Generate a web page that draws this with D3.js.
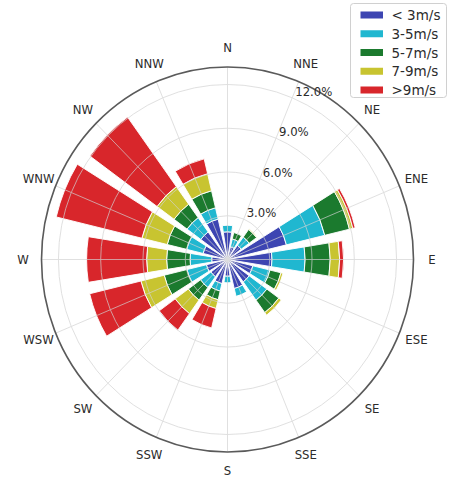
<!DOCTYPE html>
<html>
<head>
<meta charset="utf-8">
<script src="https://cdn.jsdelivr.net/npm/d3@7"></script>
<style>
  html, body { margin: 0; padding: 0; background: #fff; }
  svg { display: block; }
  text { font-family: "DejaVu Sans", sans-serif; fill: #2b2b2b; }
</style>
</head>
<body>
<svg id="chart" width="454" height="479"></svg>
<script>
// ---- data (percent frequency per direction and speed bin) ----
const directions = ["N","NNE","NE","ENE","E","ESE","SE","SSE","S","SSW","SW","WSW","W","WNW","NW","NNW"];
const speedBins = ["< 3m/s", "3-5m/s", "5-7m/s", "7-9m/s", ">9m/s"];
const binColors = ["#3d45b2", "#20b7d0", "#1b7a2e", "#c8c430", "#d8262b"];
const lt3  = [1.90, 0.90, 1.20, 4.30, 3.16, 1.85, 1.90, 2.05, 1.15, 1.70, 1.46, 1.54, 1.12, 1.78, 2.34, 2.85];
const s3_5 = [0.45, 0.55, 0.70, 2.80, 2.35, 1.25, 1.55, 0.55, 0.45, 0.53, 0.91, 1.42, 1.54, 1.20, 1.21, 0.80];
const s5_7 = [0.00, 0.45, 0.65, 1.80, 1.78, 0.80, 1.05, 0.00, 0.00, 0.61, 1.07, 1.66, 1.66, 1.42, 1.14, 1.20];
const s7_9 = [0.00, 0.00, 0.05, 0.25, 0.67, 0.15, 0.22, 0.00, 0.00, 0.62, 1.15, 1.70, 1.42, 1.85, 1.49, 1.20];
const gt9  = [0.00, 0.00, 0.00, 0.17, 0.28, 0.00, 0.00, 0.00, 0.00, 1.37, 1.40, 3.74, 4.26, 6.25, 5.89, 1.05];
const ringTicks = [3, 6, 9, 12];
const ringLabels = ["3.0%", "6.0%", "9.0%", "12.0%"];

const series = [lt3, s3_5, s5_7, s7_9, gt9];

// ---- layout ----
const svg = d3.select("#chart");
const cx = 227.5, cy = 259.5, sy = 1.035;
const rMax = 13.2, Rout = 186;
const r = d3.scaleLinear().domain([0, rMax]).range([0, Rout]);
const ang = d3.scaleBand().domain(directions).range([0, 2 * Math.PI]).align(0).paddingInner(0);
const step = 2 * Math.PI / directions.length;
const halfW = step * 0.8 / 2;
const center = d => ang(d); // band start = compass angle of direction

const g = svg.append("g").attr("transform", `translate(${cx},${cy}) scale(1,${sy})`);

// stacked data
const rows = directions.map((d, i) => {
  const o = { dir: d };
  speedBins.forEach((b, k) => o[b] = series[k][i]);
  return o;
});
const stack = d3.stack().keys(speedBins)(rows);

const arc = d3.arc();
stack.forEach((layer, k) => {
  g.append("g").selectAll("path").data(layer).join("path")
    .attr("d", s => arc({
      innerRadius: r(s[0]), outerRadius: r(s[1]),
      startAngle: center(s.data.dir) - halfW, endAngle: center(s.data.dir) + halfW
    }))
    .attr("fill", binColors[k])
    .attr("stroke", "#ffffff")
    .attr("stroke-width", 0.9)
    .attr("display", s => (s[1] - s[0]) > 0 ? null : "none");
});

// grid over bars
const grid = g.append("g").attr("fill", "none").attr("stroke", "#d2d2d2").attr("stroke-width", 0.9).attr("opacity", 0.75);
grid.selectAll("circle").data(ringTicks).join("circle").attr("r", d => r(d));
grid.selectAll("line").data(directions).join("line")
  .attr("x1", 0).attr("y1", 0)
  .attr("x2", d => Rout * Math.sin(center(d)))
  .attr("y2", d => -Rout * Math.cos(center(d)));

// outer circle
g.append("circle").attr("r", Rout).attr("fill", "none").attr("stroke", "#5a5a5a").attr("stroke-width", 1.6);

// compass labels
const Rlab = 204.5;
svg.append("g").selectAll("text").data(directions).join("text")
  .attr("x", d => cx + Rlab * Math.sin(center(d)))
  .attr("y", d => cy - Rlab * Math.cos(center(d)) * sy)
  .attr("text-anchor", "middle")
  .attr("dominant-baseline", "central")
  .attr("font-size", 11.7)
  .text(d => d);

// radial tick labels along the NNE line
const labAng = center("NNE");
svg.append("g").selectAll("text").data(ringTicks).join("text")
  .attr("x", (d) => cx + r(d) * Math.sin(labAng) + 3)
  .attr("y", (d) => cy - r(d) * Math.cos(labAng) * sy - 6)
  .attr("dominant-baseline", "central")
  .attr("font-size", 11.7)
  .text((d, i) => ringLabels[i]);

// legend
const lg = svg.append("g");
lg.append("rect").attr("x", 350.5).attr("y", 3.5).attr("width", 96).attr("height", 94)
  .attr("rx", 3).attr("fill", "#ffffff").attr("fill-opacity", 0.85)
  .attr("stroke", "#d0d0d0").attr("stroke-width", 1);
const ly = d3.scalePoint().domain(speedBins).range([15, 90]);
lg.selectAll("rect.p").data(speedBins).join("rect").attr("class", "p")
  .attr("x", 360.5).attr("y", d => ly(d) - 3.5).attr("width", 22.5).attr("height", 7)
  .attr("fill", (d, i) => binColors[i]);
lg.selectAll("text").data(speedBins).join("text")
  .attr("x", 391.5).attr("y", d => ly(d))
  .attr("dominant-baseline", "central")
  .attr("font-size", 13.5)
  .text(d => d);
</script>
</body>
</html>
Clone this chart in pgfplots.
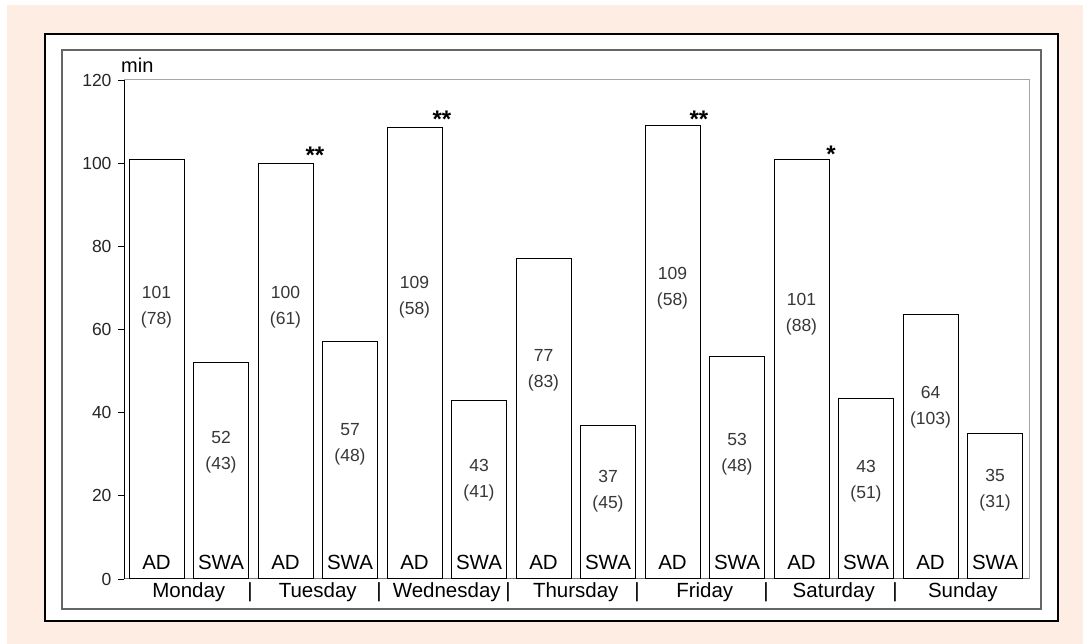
──────────────────────────────
* [OBJECTIVE]: Output exactly the span of lines from the top of the listing through the line holding "const stack = d3.stack().keys(speedBins)(rows);", and leave every picture out.

* [SOLUTION TO THE EXERCISE]:
Generate a web page that draws this with D3.js.
<!DOCTYPE html>
<html>
<head>
<meta charset="utf-8">
<script src="https://cdn.jsdelivr.net/npm/d3@7"></script>
<style>
  html, body { margin: 0; padding: 0; background: #fff; }
  svg { display: block; }
  text { font-family: "DejaVu Sans", sans-serif; fill: #2b2b2b; }
</style>
</head>
<body>
<svg id="chart" width="454" height="479"></svg>
<script>
// ---- data (percent frequency per direction and speed bin) ----
const directions = ["N","NNE","NE","ENE","E","ESE","SE","SSE","S","SSW","SW","WSW","W","WNW","NW","NNW"];
const speedBins = ["< 3m/s", "3-5m/s", "5-7m/s", "7-9m/s", ">9m/s"];
const binColors = ["#3d45b2", "#20b7d0", "#1b7a2e", "#c8c430", "#d8262b"];
const lt3  = [1.90, 0.90, 1.20, 4.30, 3.16, 1.85, 1.90, 2.05, 1.15, 1.70, 1.46, 1.54, 1.12, 1.78, 2.34, 2.85];
const s3_5 = [0.45, 0.55, 0.70, 2.80, 2.35, 1.25, 1.55, 0.55, 0.45, 0.53, 0.91, 1.42, 1.54, 1.20, 1.21, 0.80];
const s5_7 = [0.00, 0.45, 0.65, 1.80, 1.78, 0.80, 1.05, 0.00, 0.00, 0.61, 1.07, 1.66, 1.66, 1.42, 1.14, 1.20];
const s7_9 = [0.00, 0.00, 0.05, 0.25, 0.67, 0.15, 0.22, 0.00, 0.00, 0.62, 1.15, 1.70, 1.42, 1.85, 1.49, 1.20];
const gt9  = [0.00, 0.00, 0.00, 0.17, 0.28, 0.00, 0.00, 0.00, 0.00, 1.37, 1.40, 3.74, 4.26, 6.25, 5.89, 1.05];
const ringTicks = [3, 6, 9, 12];
const ringLabels = ["3.0%", "6.0%", "9.0%", "12.0%"];

const series = [lt3, s3_5, s5_7, s7_9, gt9];

// ---- layout ----
const svg = d3.select("#chart");
const cx = 227.5, cy = 259.5, sy = 1.035;
const rMax = 13.2, Rout = 186;
const r = d3.scaleLinear().domain([0, rMax]).range([0, Rout]);
const ang = d3.scaleBand().domain(directions).range([0, 2 * Math.PI]).align(0).paddingInner(0);
const step = 2 * Math.PI / directions.length;
const halfW = step * 0.8 / 2;
const center = d => ang(d); // band start = compass angle of direction

const g = svg.append("g").attr("transform", `translate(${cx},${cy}) scale(1,${sy})`);

// stacked data
const rows = directions.map((d, i) => {
  const o = { dir: d };
  speedBins.forEach((b, k) => o[b] = series[k][i]);
  return o;
});
const stack = d3.stack().keys(speedBins)(rows);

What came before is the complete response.